Vapaa Sana
Editorial
21.2.2012
Since Easter is relatively early this year, also Shrove Tuesday is already on February the 21st. Shrove Tuesday has a long tradition in Finnish folklore (Laskiainen). Still perhaps the best part, special foods, exist.
Meaty pea soup, pancake in the oven and creamy Shrovetide rolls still belong to the agenda in our old homeland. Ash Wednesday that follows is a day, if not of repentance, but at least of quieting.
Shrove has been a Finnish Mardi Gras, a rustic winter carnival. Old Cathololic festivity preceded forty days of lent, a period of fasting from meat and living decently. Perhaps the most striking example of this is the Samba Carneval in Rio.
Finnish Shrove Tuesday was after all a farmer's jubilee. They took an afternoon off and even the adults went to the sled or ski slopes. The frolicking took place at schools too. Always when they slid down they shouted "May the flax grow tall", so that the crop would be good. To the neighbors' they wished less florishing crops.

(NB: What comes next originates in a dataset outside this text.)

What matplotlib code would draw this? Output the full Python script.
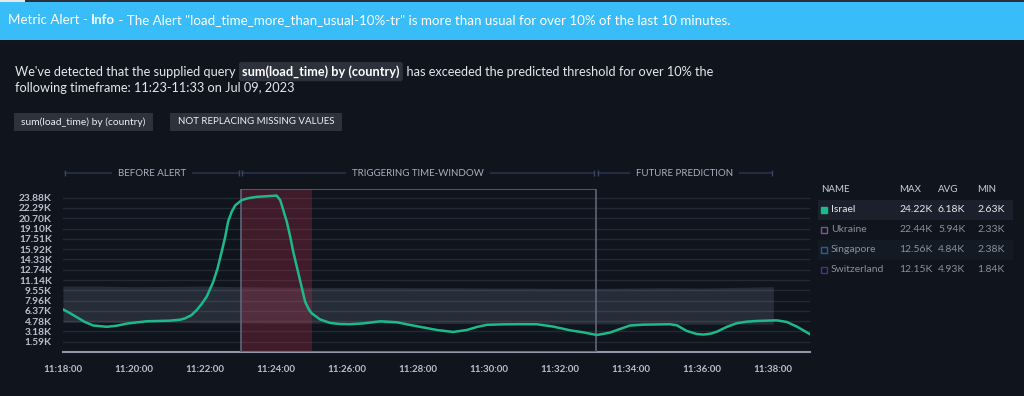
import matplotlib.pyplot as plt
from matplotlib.patches import Rectangle
from matplotlib.text import Annotation
from matplotlib.transforms import blended_transform_factory

# --- data ---
times = ["11:18:00", "11:18:12", "11:18:23", "11:18:37", "11:18:51", "11:19:14",
         "11:19:31", "11:19:48", "11:20:21", "11:21:01", "11:21:18", "11:21:26",
         "11:21:37", "11:21:46", "11:21:54", "11:22:03", "11:22:14", "11:22:21",
         "11:22:28", "11:22:34", "11:22:39", "11:22:45", "11:22:51", "11:23:02",
         "11:23:13", "11:23:27", "11:23:44", "11:24:01", "11:24:07", "11:24:18",
         "11:24:24", "11:24:29", "11:24:35", "11:24:41", "11:24:49", "11:24:55",
         "11:25:00", "11:25:09", "11:25:14", "11:25:31", "11:25:48", "11:26:05",
         "11:26:28", "11:26:56", "11:27:24", "11:27:41", "11:28:03", "11:28:32",
         "11:28:59", "11:29:22", "11:29:39", "11:29:56", "11:30:24", "11:30:52",
         "11:31:20", "11:31:49", "11:32:17", "11:32:39", "11:33:02", "11:33:24",
         "11:33:41", "11:33:58", "11:34:21", "11:35:05", "11:35:17", "11:35:34",
         "11:35:51", "11:36:02", "11:36:14", "11:36:25", "11:36:41", "11:36:58",
         "11:37:15", "11:37:32", "11:38:06", "11:38:23", "11:38:40", "11:39:02"]
israel = [6.6, 6.0, 5.4, 4.64, 4.1, 3.9,
          4.07, 4.4, 4.75, 4.85, 5.0, 5.2,
          5.7, 6.5, 7.4, 8.6, 10.9, 12.9,
          15.5, 17.8, 20.2, 21.7, 22.7, 23.5,
          23.8, 24.0, 24.1, 24.2, 23.5, 20.2,
          17.8, 15.5, 13.2, 10.9, 7.8, 6.65,
          6.0, 5.4, 5.05, 4.5, 4.33, 4.3,
          4.43, 4.75, 4.6, 4.28, 3.9, 3.4,
          3.1, 3.4, 3.87, 4.2, 4.28, 4.3,
          4.3, 3.92, 3.35, 3.04, 2.63, 3.0,
          3.56, 4.1, 4.23, 4.3, 4.13, 3.25,
          2.78, 2.7, 2.83, 3.15, 3.87, 4.45,
          4.69, 4.8, 4.9, 4.64, 3.92, 2.75]

band_times = ["11:%02d:00" % m for m in range(18, 39)]
band_high = [10.2, 10.2, 10.1, 10.15, 10.2, 10.1, 10.05, 10.0, 10.0, 10.0, 9.95,
             9.95, 9.9, 9.9, 9.85, 9.85, 9.9, 9.95, 9.9, 10.0, 10.1]
band_low = [4.6, 4.6, 4.55, 4.55, 4.5, 4.5, 4.45, 4.45, 4.45, 4.45, 4.4,
            4.4, 4.4, 4.35, 4.35, 4.35, 4.35, 4.3, 4.3, 4.3, 4.3]

y_ticks = [1.59, 3.18, 4.78, 6.37, 7.96, 9.55, 11.14, 12.74, 14.33, 15.92,
           17.51, 19.10, 20.70, 22.29, 23.88]
y_labels = ["%.2fK" % v for v in y_ticks]
x_ticks = ["11:%02d:00" % m for m in range(18, 39, 2)]

trigger_start, trigger_end = "11:23:00", "11:33:00"
alert_start, alert_end = "11:23:00", "11:25:00"
sections = [("BEFORE ALERT", "11:18:00", "11:23:00"),
            ("TRIGGERING TIME-WINDOW", "11:23:00", "11:33:00"),
            ("FUTURE PREDICTION", "11:33:00", "11:38:00")]

legend_names = ["Israel", "Ukraine", "Singapore", "Switzerland"]
legend_max = ["24.22K", "22.44K", "12.56K", "12.15K"]
legend_avg = ["6.18K", "5.94K", "4.84K", "4.93K"]
legend_min = ["2.63K", "2.33K", "2.38K", "1.84K"]
legend_colors = ["#1DB98A", "#7D5A8C", "#2D5C99", "#5A2B8A"]


def to_min(s):
    h, m, sec = (int(p) for p in s.split(":"))
    return (h - 11) * 60 + m + sec / 60


BG = "#0F141D"
W, H = 1024, 396
plt.rcParams["font.family"] = ["Lato", "DejaVu Sans"]

fig = plt.figure(figsize=(W / 100, H / 100), dpi=100, facecolor=BG)


def fx(px):
    return px / W


def fy(py):
    return 1 - py / H


def frect(x0, y0, x1, y1, color, **kw):
    fig.patches.append(Rectangle((fx(x0), fy(y1)), fx(x1 - x0), (y1 - y0) / H,
                                 transform=fig.transFigure, facecolor=color,
                                 edgecolor="none", **kw))


# --- banner ---
frect(0, 0, W, 2, "#2A2F3A")
frect(0, 0, 25, 2, "#E8E8E8")
frect(0, 2, W, 40, "#38BDF8")
t1 = fig.text(fx(8), fy(20), "Metric Alert - ", color="white", fontsize=9.6, va="center")
a2 = fig.add_artist(Annotation("Info", xy=(1, 0), xycoords=t1, va="bottom",
                               color="white", fontsize=9.6, fontweight="bold"))
fig.add_artist(Annotation(
    ' - The Alert "load_time_more_than_usual-10%-tr" is more than usual for over 10% of the last 10 minutes.',
    xy=(1, 0), xycoords=a2, va="bottom", color="white", fontsize=9.6))

# --- description ---
TXT = "#E4E7EC"
d1 = fig.text(fx(15), fy(72), "We've detected that the supplied query  ", color=TXT,
              fontsize=9.2, va="center")
d2 = fig.add_artist(Annotation(
    "sum(load_time) by (country)", xy=(1, 0), xycoords=d1, va="bottom",
    color="white", fontsize=9.2, fontweight="bold",
    bbox=dict(boxstyle="round,pad=0.25,rounding_size=0.2", fc="#2C313B", ec="none")))
fig.add_artist(Annotation(
    "  has exceeded the predicted threshold for over 10% the", xy=(1, 0),
    xycoords=d2, va="bottom", color=TXT, fontsize=9.2))
fig.text(fx(15), fy(88), "following timeframe: 11:23-11:33 on Jul 09, 2023", color=TXT,
         fontsize=9.2, va="center")

# --- buttons ---
for label, x0, x1, fs in [("sum(load_time) by (country)", 14, 153, 7.4),
                          ("NOT REPLACING MISSING VALUES", 170, 342, 7.0)]:
    frect(x0, 113, x1, 131, "#2D323C")
    fig.text(fx((x0 + x1) / 2), fy(122), label, color="#EDEFF2", fontsize=fs,
             ha="center", va="center")

# --- chart ---
ax = fig.add_axes([fx(63), fy(352), fx(810 - 63), (352 - 189) / H])
ax.set_facecolor(BG)
x = [to_min(t) for t in times]
bx = [to_min(t) for t in band_times]

for v in y_ticks:
    ax.axhline(v, color="#222937", lw=1, zorder=1)
ax.fill_between(bx, band_low, band_high, color="#A6B2C8", alpha=0.16, lw=0, zorder=2)
ax.axvspan(to_min(alert_start), to_min(alert_end), color="#C0304A", alpha=0.28, lw=0, zorder=2)
ax.axvspan(to_min(trigger_start), to_min(trigger_end), facecolor="none",
           edgecolor="#5E6579", lw=1.2, zorder=3)
ax.plot(x, israel, color="#1DB98A", lw=1.8, zorder=4, solid_joinstyle="round")

ax.set_xlim(to_min("11:18:00"), to_min("11:39:02"))
ax.set_ylim(0, 25.22)
ax.set_yticks(y_ticks)
ax.set_yticklabels(y_labels)
ax.set_xticks([to_min(t) for t in x_ticks])
ax.set_xticklabels(x_ticks)
ax.tick_params(length=0, colors="#B9BFCB", labelsize=7)
ax.tick_params(axis="y", pad=8, labelsize=7.3)
ax.tick_params(axis="x", pad=9)
for lab in ax.get_xticklabels() + ax.get_yticklabels():
    lab.set_fontweight("bold")
for side in ["top", "right", "left"]:
    ax.spines[side].set_visible(False)
ax.spines["bottom"].set_color("#8F97A8")
ax.spines["bottom"].set_linewidth(1.5)

# section headers above the plot
trans = blended_transform_factory(ax.transData, ax.transAxes)
hy = (352 - 173) / 163
for name, s, e in sections:
    xs, xe = to_min(s), to_min(e)
    ax.plot([xs + 0.05, xe - 0.05], [hy, hy], color="#28314A", lw=1.2,
            transform=trans, clip_on=False, zorder=1)
    ax.plot([xs + 0.05, xe - 0.05], [hy, hy], ls="none", marker="|", ms=4,
            color="#3A4566", transform=trans, clip_on=False)
    ax.text((xs + xe) / 2, hy, name, transform=trans, ha="center", va="center",
            color="#A9B0BE", fontsize=7, zorder=3,
            bbox=dict(boxstyle="square,pad=0.6", fc=BG, ec="none"))

# --- legend table ---
frect(818, 200, 1013, 220, "#1B212C")
frect(818, 240, 1013, 260, "#141A24")
cols = [821, 899, 938, 977]
for cx, head in zip(cols, ["NAME", "MAX", "AVG", "MIN"]):
    fig.text(fx(cx), fy(190), head, color="#C9CED7", fontsize=7, va="center")
for i, name in enumerate(legend_names):
    ry = 210 + 20 * i
    tc = "#E6E9EE" if i == 0 else "#8A909C"
    fc = legend_colors[i] if i == 0 else "none"
    fig.patches.append(Rectangle((fx(821), fy(ry + 3)), fx(6), 6 / H,
                                 transform=fig.transFigure, facecolor=fc,
                                 edgecolor=legend_colors[i], lw=1))
    fig.text(fx(831), fy(ry), name, color=tc, fontsize=7.5, va="center")
    for cx, val in zip(cols[1:], [legend_max[i], legend_avg[i], legend_min[i]]):
        fig.text(fx(cx), fy(ry), val, color=tc, fontsize=7.5, va="center")

fig.savefig("out.png", dpi=100, facecolor=BG)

The word shrove is an old expression meaning absolution. After frolicking and overeating people confessed their wild living and promised to live in restraint and moderation until Easter. Sometimes Shrove Tuesday is also called Pancake Tuesday referring to one of their main dishes. The word carnival itself comes from Latin carne vale or farewell to meat.

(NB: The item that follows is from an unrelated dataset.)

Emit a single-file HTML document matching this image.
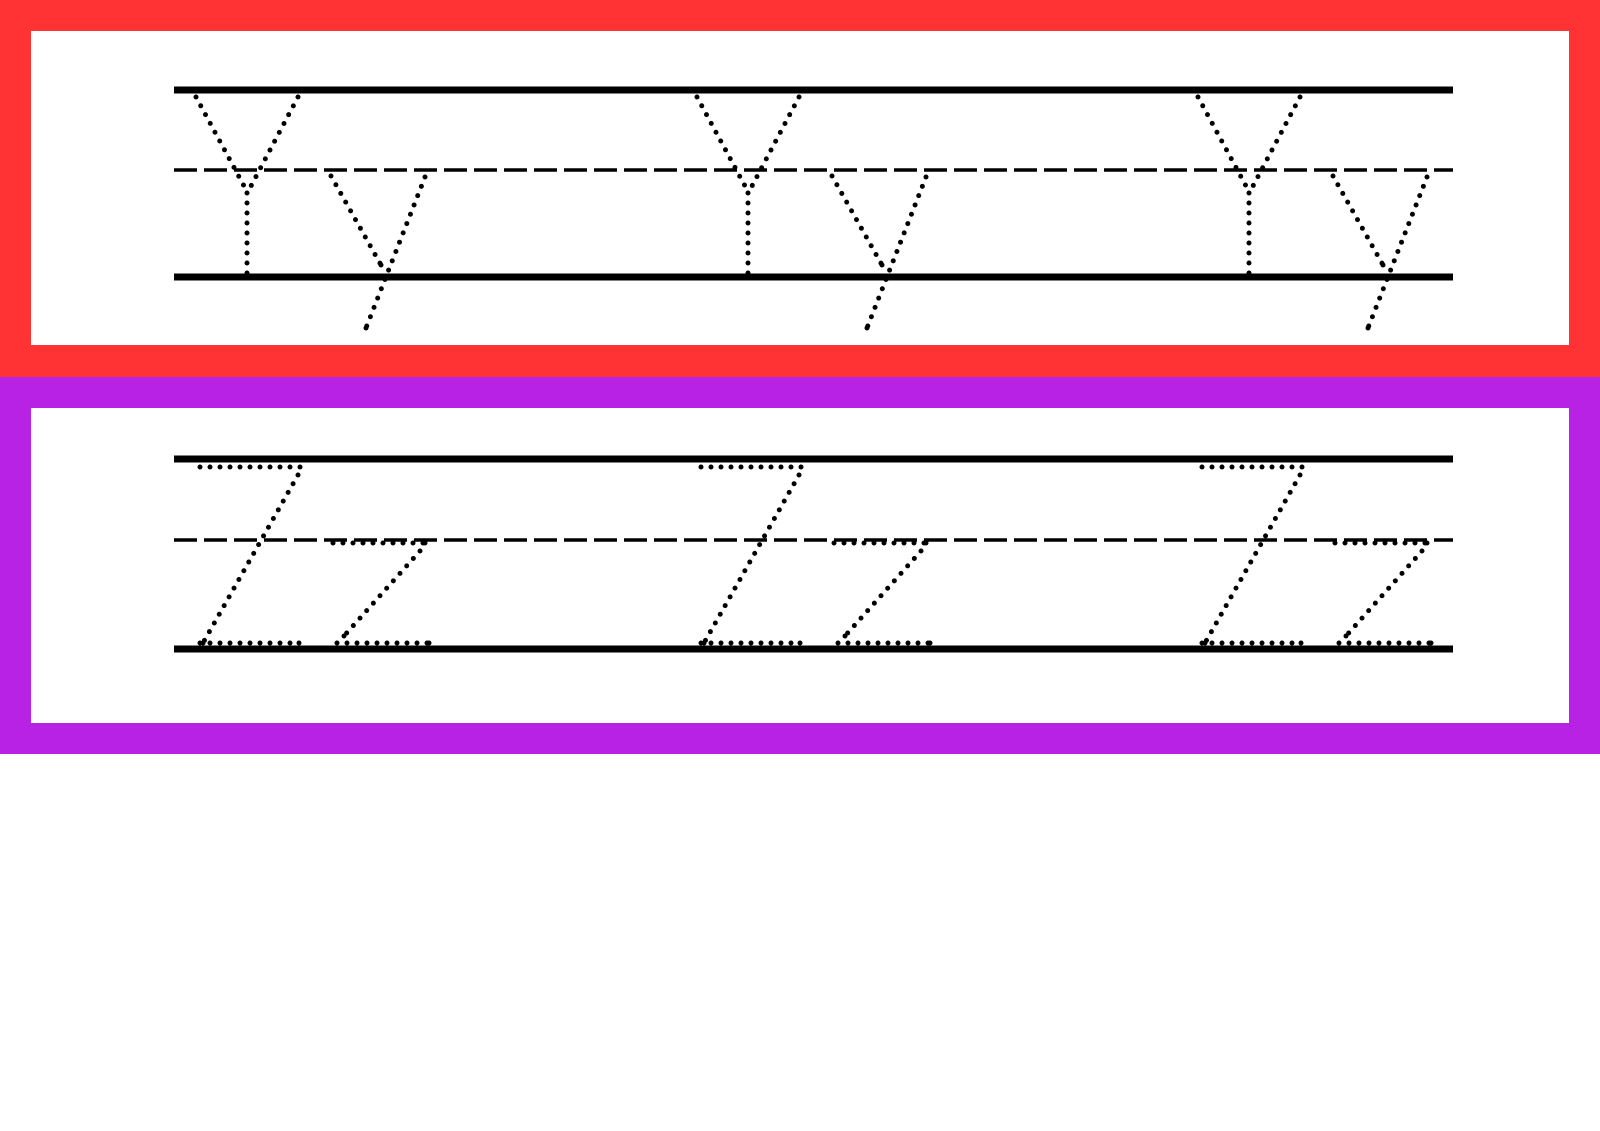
<!DOCTYPE html>
<html><head><meta charset="utf-8"><style>html,body{margin:0;padding:0;background:#fff}svg{display:block}</style></head>
<body>
<svg width="1600" height="1131" viewBox="0 0 1600 1131" xmlns="http://www.w3.org/2000/svg">
<rect x="0" y="0" width="1600" height="1131" fill="#fff"/>
<rect x="0" y="0" width="1600" height="377" fill="#FF3333"/>
<rect x="31" y="31" width="1538" height="314" fill="#fff"/>
<rect x="0" y="377" width="1600" height="377" fill="#B822E5"/>
<rect x="31" y="408" width="1538" height="315" fill="#fff"/>
<g stroke="#000" fill="none">
<line x1="174" y1="90" x2="1453" y2="90" stroke-width="7"/>
<line x1="174" y1="277" x2="1453" y2="277" stroke-width="7"/>
<line x1="174" y1="170" x2="1453" y2="170" stroke-width="3.5" stroke-dasharray="23 7"/>
<line x1="174" y1="459" x2="1453" y2="459" stroke-width="7"/>
<line x1="174" y1="649" x2="1453" y2="649" stroke-width="7"/>
<line x1="174" y1="540" x2="1453" y2="540" stroke-width="3.5" stroke-dasharray="23 7"/>
</g>
<defs>
<g id="yy">
<g stroke="#000" stroke-width="5" stroke-linecap="round" stroke-dasharray="0 10" fill="none">
<line x1="196" y1="97" x2="244" y2="186"/>
<line x1="298" y1="97" x2="251" y2="186"/>
<line x1="247" y1="193" x2="247" y2="273"/>
<line x1="331" y1="176" x2="381" y2="265"/>
<line x1="425" y1="177" x2="366" y2="328"/>
</g>
<g fill="#000"><circle cx="247" cy="273" r="2.5"/><circle cx="366" cy="328" r="2.5"/><circle cx="381" cy="265" r="2.5"/></g>
</g>
<g id="zz">
<g stroke="#000" stroke-width="5" stroke-linecap="round" stroke-dasharray="0 10" fill="none">
<line x1="200" y1="467" x2="300" y2="467"/>
<line x1="298" y1="475" x2="203" y2="643"/>
<line x1="200" y1="643" x2="300" y2="643"/>
<line x1="333" y1="543" x2="425" y2="543"/>
<line x1="420" y1="551" x2="344" y2="636"/>
<line x1="337" y1="643" x2="429" y2="643"/>
</g>
<g fill="#000"><circle cx="300" cy="467" r="2.5"/><circle cx="203" cy="643" r="2.5"/><circle cx="299" cy="643" r="2.5"/><circle cx="425" cy="543" r="2.5"/><circle cx="344" cy="636" r="2.5"/><circle cx="429" cy="643" r="2.5"/></g>
</g>
</defs>
<use href="#yy"/><use href="#yy" x="501"/><use href="#yy" x="1002"/>
<use href="#zz"/><use href="#zz" x="501"/><use href="#zz" x="1002"/>
</svg>
</body></html>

According to Finnish tradition the pea soup must have lots of fat, even the head of a pig and barley scones fried in fat were also prepared.

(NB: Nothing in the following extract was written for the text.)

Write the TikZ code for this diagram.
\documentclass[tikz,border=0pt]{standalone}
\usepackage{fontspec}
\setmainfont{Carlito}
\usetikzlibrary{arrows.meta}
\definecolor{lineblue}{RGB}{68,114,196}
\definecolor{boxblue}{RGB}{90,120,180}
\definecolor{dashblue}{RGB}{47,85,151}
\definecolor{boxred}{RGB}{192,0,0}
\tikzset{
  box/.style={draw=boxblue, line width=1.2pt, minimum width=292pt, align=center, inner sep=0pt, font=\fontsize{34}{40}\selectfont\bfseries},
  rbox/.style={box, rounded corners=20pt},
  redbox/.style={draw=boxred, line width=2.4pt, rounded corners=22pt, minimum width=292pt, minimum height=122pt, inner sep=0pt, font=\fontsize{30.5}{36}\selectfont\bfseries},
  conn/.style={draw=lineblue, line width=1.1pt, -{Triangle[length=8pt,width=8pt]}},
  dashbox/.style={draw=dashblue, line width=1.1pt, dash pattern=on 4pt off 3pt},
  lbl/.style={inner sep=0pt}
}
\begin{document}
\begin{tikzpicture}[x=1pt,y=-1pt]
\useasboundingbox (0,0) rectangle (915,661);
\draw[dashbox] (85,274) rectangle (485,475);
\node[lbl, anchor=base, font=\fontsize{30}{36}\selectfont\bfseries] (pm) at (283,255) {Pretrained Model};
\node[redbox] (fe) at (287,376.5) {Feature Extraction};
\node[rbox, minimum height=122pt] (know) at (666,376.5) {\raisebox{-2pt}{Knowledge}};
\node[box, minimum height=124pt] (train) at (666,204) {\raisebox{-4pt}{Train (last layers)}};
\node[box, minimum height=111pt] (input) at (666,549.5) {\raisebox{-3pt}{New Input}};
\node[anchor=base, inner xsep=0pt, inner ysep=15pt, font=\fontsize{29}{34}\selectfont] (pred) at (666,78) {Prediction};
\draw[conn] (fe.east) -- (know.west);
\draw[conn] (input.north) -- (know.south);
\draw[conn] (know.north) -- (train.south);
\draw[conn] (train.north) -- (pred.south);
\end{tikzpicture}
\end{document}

Shrove Tuesdays, like big festival in general did not use to be exactly theme days for weight watchers, but it's still the same. These days its rare that someone quits meat before Easter, albeit it is a nice ideal. However meatless diet cleanses body and with a denominal thougts also the soul. Anyway, it is not a part of an official Protestant dogma.
But the Shrove Tuesday is neede, inasmuch as in our lives sometimes we need to wind down, as well as calm down and meditate. A Shrove bun with whipped cream inside and jam topping is a kind of a mundane symbol of all this.